• Provided material
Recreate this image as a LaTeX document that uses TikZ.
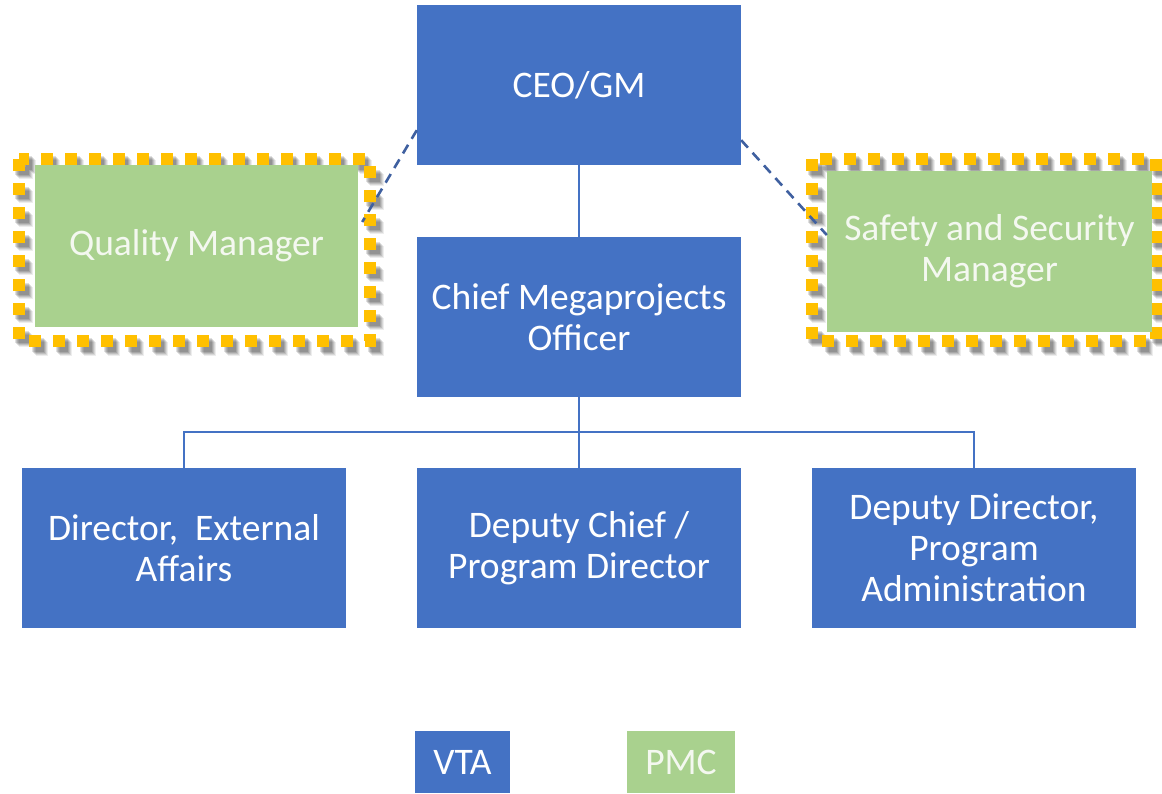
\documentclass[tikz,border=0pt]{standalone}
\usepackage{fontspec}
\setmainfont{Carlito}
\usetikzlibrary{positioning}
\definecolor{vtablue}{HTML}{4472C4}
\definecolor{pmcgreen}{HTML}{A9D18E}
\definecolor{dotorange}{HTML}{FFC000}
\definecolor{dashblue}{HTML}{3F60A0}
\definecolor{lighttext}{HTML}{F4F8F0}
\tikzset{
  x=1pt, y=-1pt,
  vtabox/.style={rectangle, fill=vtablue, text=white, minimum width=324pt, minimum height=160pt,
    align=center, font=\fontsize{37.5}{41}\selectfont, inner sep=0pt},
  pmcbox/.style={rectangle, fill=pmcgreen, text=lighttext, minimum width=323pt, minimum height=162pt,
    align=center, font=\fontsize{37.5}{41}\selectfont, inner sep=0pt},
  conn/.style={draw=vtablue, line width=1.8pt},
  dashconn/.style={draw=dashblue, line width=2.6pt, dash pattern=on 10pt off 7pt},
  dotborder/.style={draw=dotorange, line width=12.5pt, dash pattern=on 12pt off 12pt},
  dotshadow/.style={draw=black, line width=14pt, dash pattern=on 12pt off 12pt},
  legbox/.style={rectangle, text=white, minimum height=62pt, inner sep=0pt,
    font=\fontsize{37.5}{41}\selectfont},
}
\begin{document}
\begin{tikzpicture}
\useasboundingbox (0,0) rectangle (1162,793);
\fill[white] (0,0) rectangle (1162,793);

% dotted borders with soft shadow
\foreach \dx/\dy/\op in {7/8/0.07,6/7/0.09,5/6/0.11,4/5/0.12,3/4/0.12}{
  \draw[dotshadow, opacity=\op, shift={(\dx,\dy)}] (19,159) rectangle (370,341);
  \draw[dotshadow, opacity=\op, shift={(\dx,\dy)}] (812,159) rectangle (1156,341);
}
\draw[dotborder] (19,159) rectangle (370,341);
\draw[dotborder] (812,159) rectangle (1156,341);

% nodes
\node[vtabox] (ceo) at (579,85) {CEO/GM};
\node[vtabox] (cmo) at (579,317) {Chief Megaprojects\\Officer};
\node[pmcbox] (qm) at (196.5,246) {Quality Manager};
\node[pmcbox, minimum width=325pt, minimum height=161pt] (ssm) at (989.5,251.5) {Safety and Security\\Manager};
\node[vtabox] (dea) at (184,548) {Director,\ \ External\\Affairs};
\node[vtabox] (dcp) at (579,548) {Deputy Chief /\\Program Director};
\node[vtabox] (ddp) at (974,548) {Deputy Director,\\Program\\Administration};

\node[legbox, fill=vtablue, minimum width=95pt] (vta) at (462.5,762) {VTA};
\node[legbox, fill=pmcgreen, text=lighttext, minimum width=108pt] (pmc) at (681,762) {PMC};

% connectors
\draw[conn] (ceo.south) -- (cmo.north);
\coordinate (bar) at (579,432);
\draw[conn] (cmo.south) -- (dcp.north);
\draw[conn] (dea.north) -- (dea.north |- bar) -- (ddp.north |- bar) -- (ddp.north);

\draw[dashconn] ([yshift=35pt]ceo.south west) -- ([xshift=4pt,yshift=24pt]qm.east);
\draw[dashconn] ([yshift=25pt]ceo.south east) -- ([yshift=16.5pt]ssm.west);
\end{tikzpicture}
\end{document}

• Problem to solve
Repeat, with no pictures, each line from the beginning of the data through the line containing "(ddp) at (974,548)", inclusive.

• Result below
Recreate this image as a LaTeX document that uses TikZ.
\documentclass[tikz,border=0pt]{standalone}
\usepackage{fontspec}
\setmainfont{Carlito}
\usetikzlibrary{positioning}
\definecolor{vtablue}{HTML}{4472C4}
\definecolor{pmcgreen}{HTML}{A9D18E}
\definecolor{dotorange}{HTML}{FFC000}
\definecolor{dashblue}{HTML}{3F60A0}
\definecolor{lighttext}{HTML}{F4F8F0}
\tikzset{
  x=1pt, y=-1pt,
  vtabox/.style={rectangle, fill=vtablue, text=white, minimum width=324pt, minimum height=160pt,
    align=center, font=\fontsize{37.5}{41}\selectfont, inner sep=0pt},
  pmcbox/.style={rectangle, fill=pmcgreen, text=lighttext, minimum width=323pt, minimum height=162pt,
    align=center, font=\fontsize{37.5}{41}\selectfont, inner sep=0pt},
  conn/.style={draw=vtablue, line width=1.8pt},
  dashconn/.style={draw=dashblue, line width=2.6pt, dash pattern=on 10pt off 7pt},
  dotborder/.style={draw=dotorange, line width=12.5pt, dash pattern=on 12pt off 12pt},
  dotshadow/.style={draw=black, line width=14pt, dash pattern=on 12pt off 12pt},
  legbox/.style={rectangle, text=white, minimum height=62pt, inner sep=0pt,
    font=\fontsize{37.5}{41}\selectfont},
}
\begin{document}
\begin{tikzpicture}
\useasboundingbox (0,0) rectangle (1162,793);
\fill[white] (0,0) rectangle (1162,793);

% dotted borders with soft shadow
\foreach \dx/\dy/\op in {7/8/0.07,6/7/0.09,5/6/0.11,4/5/0.12,3/4/0.12}{
  \draw[dotshadow, opacity=\op, shift={(\dx,\dy)}] (19,159) rectangle (370,341);
  \draw[dotshadow, opacity=\op, shift={(\dx,\dy)}] (812,159) rectangle (1156,341);
}
\draw[dotborder] (19,159) rectangle (370,341);
\draw[dotborder] (812,159) rectangle (1156,341);

% nodes
\node[vtabox] (ceo) at (579,85) {CEO/GM};
\node[vtabox] (cmo) at (579,317) {Chief Megaprojects\\Officer};
\node[pmcbox] (qm) at (196.5,246) {Quality Manager};
\node[pmcbox, minimum width=325pt, minimum height=161pt] (ssm) at (989.5,251.5) {Safety and Security\\Manager};
\node[vtabox] (dea) at (184,548) {Director,\ \ External\\Affairs};
\node[vtabox] (dcp) at (579,548) {Deputy Chief /\\Program Director};
\node[vtabox] (ddp) at (974,548) {Deputy Director,\\Program\\Administration};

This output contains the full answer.